■ Brief:
Everything in the listing except the pictures should be written out exactly.

■ Data provided:
──────────
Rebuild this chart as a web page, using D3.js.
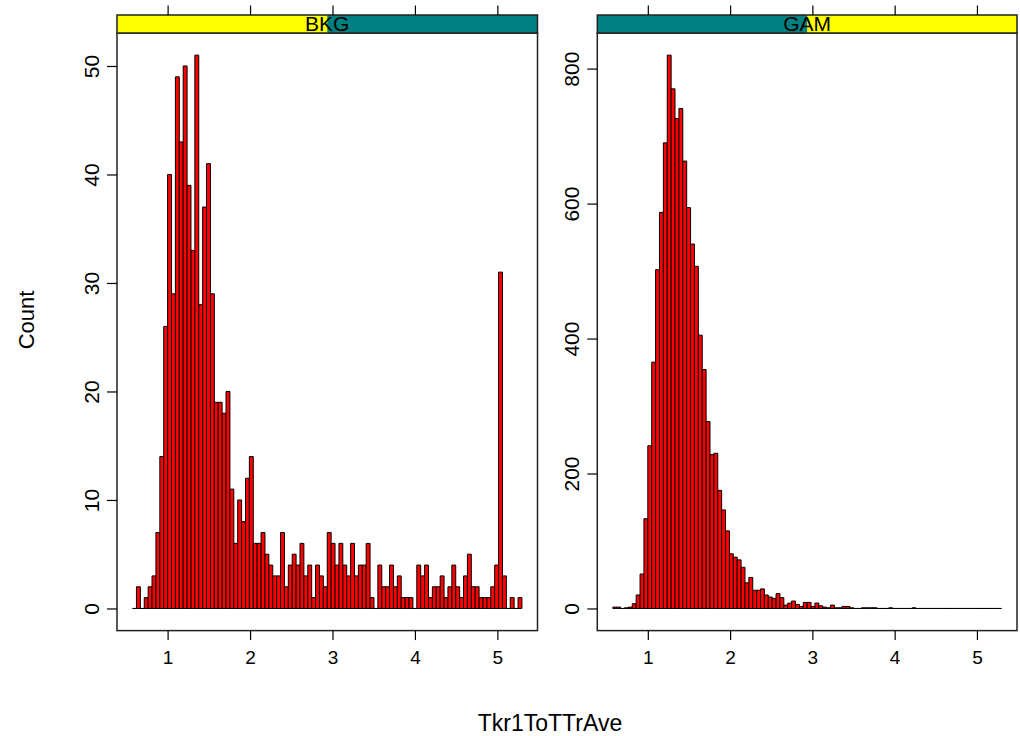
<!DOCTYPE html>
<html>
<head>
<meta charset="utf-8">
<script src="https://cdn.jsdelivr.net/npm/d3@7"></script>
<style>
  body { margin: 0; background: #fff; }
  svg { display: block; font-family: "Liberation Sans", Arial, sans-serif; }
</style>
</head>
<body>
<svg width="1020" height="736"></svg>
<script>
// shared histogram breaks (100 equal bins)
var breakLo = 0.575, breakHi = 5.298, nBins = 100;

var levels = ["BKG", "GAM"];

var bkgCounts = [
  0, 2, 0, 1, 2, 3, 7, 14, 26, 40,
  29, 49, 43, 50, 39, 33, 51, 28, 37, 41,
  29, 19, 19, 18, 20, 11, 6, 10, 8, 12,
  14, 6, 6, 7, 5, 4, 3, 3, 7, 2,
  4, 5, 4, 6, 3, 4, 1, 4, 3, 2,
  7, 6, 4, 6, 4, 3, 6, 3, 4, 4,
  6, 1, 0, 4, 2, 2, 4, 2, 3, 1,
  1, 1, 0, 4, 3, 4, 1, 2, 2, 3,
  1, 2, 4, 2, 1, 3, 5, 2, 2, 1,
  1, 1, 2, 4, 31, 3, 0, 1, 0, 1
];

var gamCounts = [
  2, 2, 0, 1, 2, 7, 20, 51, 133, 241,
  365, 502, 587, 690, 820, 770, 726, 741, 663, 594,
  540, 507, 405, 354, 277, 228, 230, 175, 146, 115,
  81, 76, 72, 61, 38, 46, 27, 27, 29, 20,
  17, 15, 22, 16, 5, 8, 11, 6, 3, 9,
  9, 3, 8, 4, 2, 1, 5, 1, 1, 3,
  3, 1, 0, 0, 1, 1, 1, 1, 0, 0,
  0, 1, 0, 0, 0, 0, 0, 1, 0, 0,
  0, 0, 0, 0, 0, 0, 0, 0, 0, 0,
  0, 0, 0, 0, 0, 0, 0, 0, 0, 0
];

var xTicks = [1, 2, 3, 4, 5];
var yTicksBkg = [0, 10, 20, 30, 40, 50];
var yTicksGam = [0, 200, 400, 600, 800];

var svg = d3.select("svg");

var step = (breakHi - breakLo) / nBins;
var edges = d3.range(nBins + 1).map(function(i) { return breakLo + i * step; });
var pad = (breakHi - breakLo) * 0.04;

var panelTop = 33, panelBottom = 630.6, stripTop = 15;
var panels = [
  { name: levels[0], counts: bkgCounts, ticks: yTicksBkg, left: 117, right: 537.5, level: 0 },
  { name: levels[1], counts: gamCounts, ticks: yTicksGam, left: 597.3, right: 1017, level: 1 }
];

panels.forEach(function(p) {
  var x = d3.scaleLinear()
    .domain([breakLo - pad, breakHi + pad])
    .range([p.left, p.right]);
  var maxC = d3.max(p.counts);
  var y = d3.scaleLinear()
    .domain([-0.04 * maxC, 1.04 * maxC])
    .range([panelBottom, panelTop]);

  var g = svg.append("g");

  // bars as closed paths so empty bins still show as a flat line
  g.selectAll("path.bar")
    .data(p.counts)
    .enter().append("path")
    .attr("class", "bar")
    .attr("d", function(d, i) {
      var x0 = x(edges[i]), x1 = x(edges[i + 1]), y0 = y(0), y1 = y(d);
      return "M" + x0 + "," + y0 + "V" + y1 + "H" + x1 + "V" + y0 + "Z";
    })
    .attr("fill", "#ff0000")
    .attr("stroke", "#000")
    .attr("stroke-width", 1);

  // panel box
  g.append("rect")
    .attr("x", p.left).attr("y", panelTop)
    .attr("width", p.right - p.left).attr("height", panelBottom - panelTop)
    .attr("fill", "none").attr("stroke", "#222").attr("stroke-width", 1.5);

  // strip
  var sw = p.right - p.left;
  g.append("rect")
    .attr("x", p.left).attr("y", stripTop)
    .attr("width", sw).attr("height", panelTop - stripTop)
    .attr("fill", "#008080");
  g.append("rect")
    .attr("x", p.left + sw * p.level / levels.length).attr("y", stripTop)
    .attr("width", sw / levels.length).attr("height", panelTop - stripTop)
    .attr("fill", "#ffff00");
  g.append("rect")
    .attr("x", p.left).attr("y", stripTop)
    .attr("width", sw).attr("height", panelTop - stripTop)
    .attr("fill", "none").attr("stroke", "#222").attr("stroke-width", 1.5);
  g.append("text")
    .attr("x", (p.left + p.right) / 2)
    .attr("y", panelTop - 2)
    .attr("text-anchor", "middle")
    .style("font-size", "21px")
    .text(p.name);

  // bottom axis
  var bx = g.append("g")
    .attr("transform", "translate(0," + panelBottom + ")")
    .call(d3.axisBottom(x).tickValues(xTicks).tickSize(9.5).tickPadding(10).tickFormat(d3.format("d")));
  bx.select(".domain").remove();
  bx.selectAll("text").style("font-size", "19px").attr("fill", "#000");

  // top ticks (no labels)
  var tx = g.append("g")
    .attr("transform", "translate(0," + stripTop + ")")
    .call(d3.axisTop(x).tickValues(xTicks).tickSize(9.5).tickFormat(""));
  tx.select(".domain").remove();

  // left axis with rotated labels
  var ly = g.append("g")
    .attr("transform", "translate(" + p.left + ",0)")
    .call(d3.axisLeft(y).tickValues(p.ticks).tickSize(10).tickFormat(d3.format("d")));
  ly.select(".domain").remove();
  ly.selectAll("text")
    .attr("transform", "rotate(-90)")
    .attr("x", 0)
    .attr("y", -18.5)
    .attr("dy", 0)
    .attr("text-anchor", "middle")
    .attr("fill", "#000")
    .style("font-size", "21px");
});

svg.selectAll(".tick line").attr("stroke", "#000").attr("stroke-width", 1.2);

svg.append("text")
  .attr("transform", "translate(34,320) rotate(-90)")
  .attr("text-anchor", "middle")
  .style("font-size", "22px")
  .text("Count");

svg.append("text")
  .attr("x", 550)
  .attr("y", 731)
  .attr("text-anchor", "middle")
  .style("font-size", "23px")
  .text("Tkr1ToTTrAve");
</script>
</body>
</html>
──────────
■ Written response:
Rebuild this chart as a web page, using D3.js.
<!DOCTYPE html>
<html>
<head>
<meta charset="utf-8">
<script src="https://cdn.jsdelivr.net/npm/d3@7"></script>
<style>
  body { margin: 0; background: #fff; }
  svg { display: block; font-family: "Liberation Sans", Arial, sans-serif; }
</style>
</head>
<body>
<svg width="1020" height="736"></svg>
<script>
// shared histogram breaks (100 equal bins)
var breakLo = 0.575, breakHi = 5.298, nBins = 100;

var levels = ["BKG", "GAM"];

var bkgCounts = [
  0, 2, 0, 1, 2, 3, 7, 14, 26, 40,
  29, 49, 43, 50, 39, 33, 51, 28, 37, 41,
  29, 19, 19, 18, 20, 11, 6, 10, 8, 12,
  14, 6, 6, 7, 5, 4, 3, 3, 7, 2,
  4, 5, 4, 6, 3, 4, 1, 4, 3, 2,
  7, 6, 4, 6, 4, 3, 6, 3, 4, 4,
  6, 1, 0, 4, 2, 2, 4, 2, 3, 1,
  1, 1, 0, 4, 3, 4, 1, 2, 2, 3,
  1, 2, 4, 2, 1, 3, 5, 2, 2, 1,
  1, 1, 2, 4, 31, 3, 0, 1, 0, 1
];

var gamCounts = [
  2, 2, 0, 1, 2, 7, 20, 51, 133, 241,
  365, 502, 587, 690, 820, 770, 726, 741, 663, 594,
  540, 507, 405, 354, 277, 228, 230, 175, 146, 115,
  81, 76, 72, 61, 38, 46, 27, 27, 29, 20,
  17, 15, 22, 16, 5, 8, 11, 6, 3, 9,
  9, 3, 8, 4, 2, 1, 5, 1, 1, 3,
  3, 1, 0, 0, 1, 1, 1, 1, 0, 0,
  0, 1, 0, 0, 0, 0, 0, 1, 0, 0,
  0, 0, 0, 0, 0, 0, 0, 0, 0, 0,
  0, 0, 0, 0, 0, 0, 0, 0, 0, 0
];

var xTicks = [1, 2, 3, 4, 5];
var yTicksBkg = [0, 10, 20, 30, 40, 50];
var yTicksGam = [0, 200, 400, 600, 800];

var svg = d3.select("svg");

var step = (breakHi - breakLo) / nBins;
var edges = d3.range(nBins + 1).map(function(i) { return breakLo + i * step; });
var pad = (breakHi - breakLo) * 0.04;

var panelTop = 33, panelBottom = 630.6, stripTop = 15;
var panels = [
  { name: levels[0], counts: bkgCounts, ticks: yTicksBkg, left: 117, right: 537.5, level: 0 },
  { name: levels[1], counts: gamCounts, ticks: yTicksGam, left: 597.3, right: 1017, level: 1 }
];

panels.forEach(function(p) {
  var x = d3.scaleLinear()
    .domain([breakLo - pad, breakHi + pad])
    .range([p.left, p.right]);
  var maxC = d3.max(p.counts);
  var y = d3.scaleLinear()
    .domain([-0.04 * maxC, 1.04 * maxC])
    .range([panelBottom, panelTop]);

  var g = svg.append("g");

  // bars as closed paths so empty bins still show as a flat line
  g.selectAll("path.bar")
    .data(p.counts)
    .enter().append("path")
    .attr("class", "bar")
    .attr("d", function(d, i) {
      var x0 = x(edges[i]), x1 = x(edges[i + 1]), y0 = y(0), y1 = y(d);
      return "M" + x0 + "," + y0 + "V" + y1 + "H" + x1 + "V" + y0 + "Z";
    })
    .attr("fill", "#ff0000")
    .attr("stroke", "#000")
    .attr("stroke-width", 1);

  // panel box
  g.append("rect")
    .attr("x", p.left).attr("y", panelTop)
    .attr("width", p.right - p.left).attr("height", panelBottom - panelTop)
    .attr("fill", "none").attr("stroke", "#222").attr("stroke-width", 1.5);

  // strip
  var sw = p.right - p.left;
  g.append("rect")
    .attr("x", p.left).attr("y", stripTop)
    .attr("width", sw).attr("height", panelTop - stripTop)
    .attr("fill", "#008080");
  g.append("rect")
    .attr("x", p.left + sw * p.level / levels.length).attr("y", stripTop)
    .attr("width", sw / levels.length).attr("height", panelTop - stripTop)
    .attr("fill", "#ffff00");
  g.append("rect")
    .attr("x", p.left).attr("y", stripTop)
    .attr("width", sw).attr("height", panelTop - stripTop)
    .attr("fill", "none").attr("stroke", "#222").attr("stroke-width", 1.5);
  g.append("text")
    .attr("x", (p.left + p.right) / 2)
    .attr("y", panelTop - 2)
    .attr("text-anchor", "middle")
    .style("font-size", "21px")
    .text(p.name);

  // bottom axis
  var bx = g.append("g")
    .attr("transform", "translate(0," + panelBottom + ")")
    .call(d3.axisBottom(x).tickValues(xTicks).tickSize(9.5).tickPadding(10).tickFormat(d3.format("d")));
  bx.select(".domain").remove();
  bx.selectAll("text").style("font-size", "19px").attr("fill", "#000");

  // top ticks (no labels)
  var tx = g.append("g")
    .attr("transform", "translate(0," + stripTop + ")")
    .call(d3.axisTop(x).tickValues(xTicks).tickSize(9.5).tickFormat(""));
  tx.select(".domain").remove();

  // left axis with rotated labels
  var ly = g.append("g")
    .attr("transform", "translate(" + p.left + ",0)")
    .call(d3.axisLeft(y).tickValues(p.ticks).tickSize(10).tickFormat(d3.format("d")));
  ly.select(".domain").remove();
  ly.selectAll("text")
    .attr("transform", "rotate(-90)")
    .attr("x", 0)
    .attr("y", -18.5)
    .attr("dy", 0)
    .attr("text-anchor", "middle")
    .attr("fill", "#000")
    .style("font-size", "21px");
});

svg.selectAll(".tick line").attr("stroke", "#000").attr("stroke-width", 1.2);

svg.append("text")
  .attr("transform", "translate(34,320) rotate(-90)")
  .attr("text-anchor", "middle")
  .style("font-size", "22px")
  .text("Count");

svg.append("text")
  .attr("x", 550)
  .attr("y", 731)
  .attr("text-anchor", "middle")
  .style("font-size", "23px")
  .text("Tkr1ToTTrAve");
</script>
</body>
</html>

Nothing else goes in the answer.